Tuesday, December 13, 2011

The South's Olive

They grow in sandy soil. While they can be eaten raw, more often than not, they are processed prior to ingestion. They can be turned into paste and smeared on bread. They can be pressed to get an oil suitable for nearly any cooking or beauty purpose. They can relax in a salty brine producing an excellent snack. I am speaking of course of the humble giant that is the peanut.

I love peanuts, always have, always will. I still eat peanut butter and jelly sandwiches, unironically. I carry a year's supply of Reese's Peanut Butter Cups on any boat trip I take, just in case. I enjoy snacking on crunchy, salty peanuts while sipping a cold beer or rum drink. Yet, all of those forms take a back seat to boiled peanuts.

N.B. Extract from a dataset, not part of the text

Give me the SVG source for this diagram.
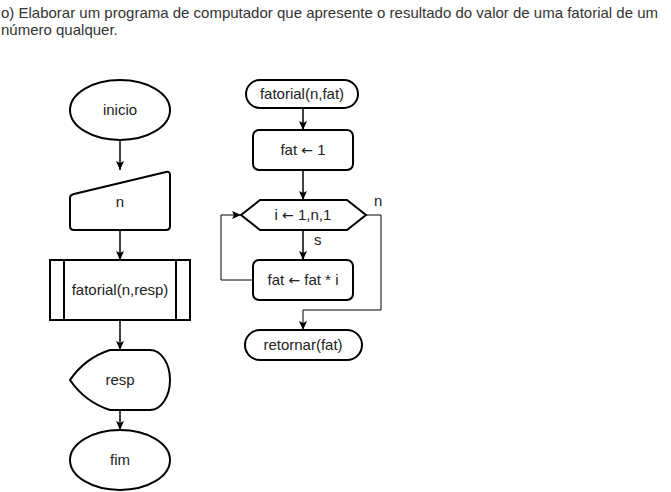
<svg xmlns="http://www.w3.org/2000/svg" width="671" height="492" viewBox="0 0 671 492">
<defs>
<style>
.s{fill:#fff;stroke:#000;stroke-width:2}
.t{font-family:"Liberation Sans",Arial,sans-serif;font-size:15px;fill:#222;text-anchor:middle}
.a{font-family:"DejaVu Sans",sans-serif;font-size:14px}
.lbl{font-family:"Liberation Sans",Arial,sans-serif;font-size:15px;fill:#222}
.title{font-family:"Liberation Sans",Arial,sans-serif;font-size:15px;fill:#333}
.c{fill:none;stroke:#000;stroke-width:1.5}
</style>
<marker id="ah" markerWidth="10" markerHeight="10" refX="9" refY="5" orient="auto" markerUnits="userSpaceOnUse">
<path d="M0,1 L9,5 L0,9 L2,5 Z" fill="#000"/>
</marker>
</defs>
<rect width="671" height="492" fill="#fff"/>
<g id="title">
<text class="title" x="1" y="18">o) Elaborar um programa de computador que apresente o resultado do valor de uma fatorial de um</text>
<text class="title" x="1" y="35">número qualquer.</text>
</g>
<g id="connectors">
<path class="c" d="M120,140 V170" marker-end="url(#ah)"/>
<path class="c" d="M120,230 V260" marker-end="url(#ah)"/>
<path class="c" d="M120,320 V350" marker-end="url(#ah)"/>
<path class="c" d="M120,410 V430" marker-end="url(#ah)"/>
<path class="c" d="M303,108 V130" marker-end="url(#ah)"/>
<path class="c" d="M303,170 V200" marker-end="url(#ah)"/>
<path class="c" d="M303,230 V260" marker-end="url(#ah)"/>
<path class="c" style="stroke-width:1" d="M253,280 H221 V215 H241" marker-end="url(#ah)"/>
<path class="c" style="stroke-width:1" d="M366,215 H381 V310 H303 V330" marker-end="url(#ah)"/>
<text class="lbl" x="374" y="206">n</text>
<text class="lbl" x="314" y="245">s</text>
</g>
<g id="inicio">
<ellipse class="s" cx="120" cy="110" rx="50" ry="30"/>
<text class="t" x="120" y="115">inicio</text>
</g>
<g id="entrada">
<path class="s" stroke-linejoin="round" d="M74,194 L166,172 Q170,171 170,175 V226 Q170,230 166,230 H74 Q70,230 70,226 V198 Q70,195 74,194 Z"/>
<text class="t" x="120" y="207">n</text>
</g>
<g id="subrotina">
<rect class="s" x="50" y="260" width="140" height="60"/>
<path class="s" d="M64,260 V320 M176,260 V320"/>
<text class="t" x="120" y="295">fatorial(n,resp)</text>
</g>
<g id="saida">
<path class="s" d="M110,350 H150 A20,30 0 0 1 150,410 H110 Q85,402 70,380 Q85,358 110,350 Z"/>
<text class="t" x="120" y="385">resp</text>
</g>
<g id="fim">
<ellipse class="s" cx="120" cy="460" rx="50" ry="30"/>
<text class="t" x="120" y="465">fim</text>
</g>
<g id="fatorial">
<rect class="s" x="246" y="80" width="112" height="28" rx="14"/>
<text class="t" x="302" y="99">fatorial(n,fat)</text>
</g>
<g id="fat1">
<rect class="s" x="253" y="130" width="100" height="40" rx="6"/>
<text class="t" x="303" y="155">fat <tspan class="a">←</tspan> 1</text>
</g>
<g id="para">
<path class="s" d="M241,215 L260,200 H347 L366,215 L347,230 H260 Z"/>
<text class="t" x="303" y="220">i <tspan class="a">←</tspan> 1,n,1</text>
</g>
<g id="fatmult">
<rect class="s" x="253" y="260" width="100" height="40" rx="6"/>
<text class="t" x="303" y="285">fat <tspan class="a">←</tspan> fat * i</text>
</g>
<g id="retornar">
<rect class="s" x="245" y="330" width="117" height="30" rx="15"/>
<text class="t" x="303" y="350">retornar(fat)</text>
</g>
</svg>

I first encountered boiled peanuts in college when classmates from South Carolina would truck up tubs filled with the brown pods following breaks in classes. Eating a boiled peanut is not at all dissimilar to eating crawfish. First, you place the pod in between your teeth and press gently. If you do it correctly, a tiny slit will rupture, with a gentle inhale your mouth will flood with saltwater. Then pull the peanut from your mouth, peel off the shell and eat the one, two, or three peanuts inside. Lather, rinse, and repeat. You can do this for hours on end, making it a great source of exercise.

The best boiled peanuts come from "green" peanuts which means they were grown using solar energy and transported via a Toyota Prius. They are hard to find down here, so I tend to use raw peanuts when making boiled peanuts. All raw means is the peanuts have been dried. I've tried various techniques of boiling peanuts- overnight soaking, boiling rapidly in heavily salted water, salting after boiling, steeping, and on and on - with differing levels of success. But one day a few weeks ago, the crock pot once again proved its utility. 

Fill a crock pot with peanuts about three-fourths of the way up. Then pour in some cold water. Some peanuts will float on top, don't worry as they will sink eventually. Then dump in a 1/4 cup of salt - you can reseason later anyway. Turn the crock pot on low and go to work. When you come home, stir the pot, and raise heat to high. After another 30 minutes, all of the peanuts should have sunk to the bottom. Turn off heat and let peanuts steep for an hour. Taste. They should be salty enough, but if not, add more salt. They should be soft, but not mushy. You can eat them warm, but for some perverse reason, I prefer cold boiled peanuts. They are even better with the following martini.

A Southern Dirty Martini

A salted olive and a boiled peanut have much in common both in flavor and texture. It is highly probable that the entire idea of adding olives to a martini came about when some inebriated businessmen decided to add the olives which were served as snacks with his martini to his martini. Last year, Jake pointed out his favorite way of drinking martinis is with chilled boiled peanuts. So why use olives from Greece or Spain to season your martini, when a peanut will do? Ice in a glass, add four parts gin and one and a half parts of vermouth. Grab two cold boiled peanuts and squeeze the juice into the glass. Stir with a long handled spoon and then strain into a chilled glass or serve on the rocks. Add three or four shelled boiled peanuts.

What results is a typical martini with a salty, slightly nutty edge - imagine your crazy Uncle Leo distilled into a cocktail. Plus, and trust me on this, a gin soaked boiled peanut is the best way to enjoy the South's olive. 

1 comment:

Mary Griggs said...

I use the crock pot method as well but I also put in a tablespoon or so of Zatarain's Crab & Shrimp Boil for a little extra flavor.